Last night, the first-place Nationals beat the second-place Atlanta Braves in 13 innings, 5-4. Braves second baseman Dan Uggla froze on a groundball allowing Danny Espinosa to score the winning run and give the Nats a win that padded their division lead to six games.
With the Phillies and Marlins already folding up their tents for the season and the Mets stumbling with them, the Braves are the only team that has a chance to catch the Nationals. And like Uggla fielding the grounder, the Braves are blowing their best chance to catch them head to head.
Barring a collapse, the Nationals are looking like the eventual National League East Champions. And there are some numbers they are approaching that would make this season extra special.
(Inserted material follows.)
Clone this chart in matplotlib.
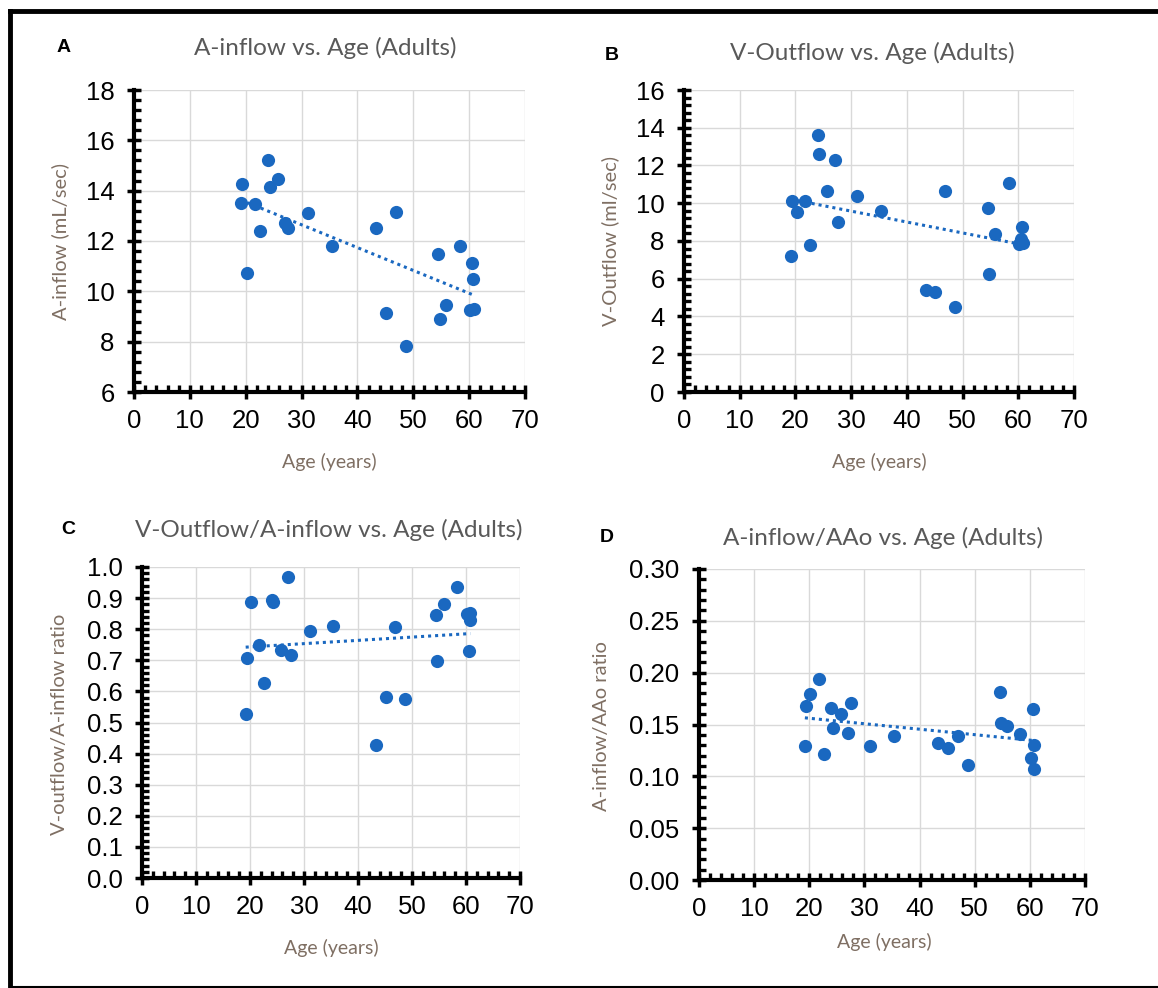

The first number is six. With six more wins, the Nationals will have clinched a winning season. With 40 games left, six more wins is a foregone conclusion even with a last place team, but do not discount the significance of a winning season in Washington.
This would be the first winning team the Nationals will have fielded since arriving from Montreal before the 2005 season. They came close that first season, finishing an even .500. And last year they ended one game under .500.
Remember, this was a team that in 2008 lost 102 games and then lost 103 in 2009. They were a 93 loss team in 2010. To turn that around so quickly is a credit to the organization and should finally give fans in Washington something to cheer about.
It would also be the first winning season for a Washington D.C. baseball team since the 1969 Senators. 43 years is a long time to wait for a winning team, even if there was no baseball in D.C for three decades.
The next big number is 31. Any combination of Nationals wins and Dodgers losses that equal 31 will give the Nationals a Wild Card spot. Granted, the goal of the Nationals should be the division. Getting a spot at the playoff table is quite an accomplishment for a team that was considered to be a joke not too long ago.
The division magic number is 35. Any combination of Nationals wins and Braves losses that equals 35 will crown Washington with the title. A Nats win tonight would cut it down to 33, as in 1933, the last time the city of Washington ever hosted a postseason game.
Another magical number could come about if the Nationals go 20-20 the rest of the way. Simply playing .500 ball for the rest of the season would give the Nationals a 96-66 record.
No Washington team has ever won more than 95 games in a season. And the franchise, dating back to Montreal, has never won more than 95 either. So going 20-20 will make this the greatest team in the franchise's and city's history.
And finally the last great number is 24. If the Nationals finish the season winning 24 of their last 40 games, they will be the first 100 game winner in the team and city's history. To go from 100 losses in 2009 to 100 wins in 2012 would be a remarkable achievement.
But the Nationals might have other goals on their mind. 24 could also refer to 1924, the only World Series Champion the city of Washington has ever had.
No doubt the Nationals are thinking about the number two, as in the World Series title number two for Washington.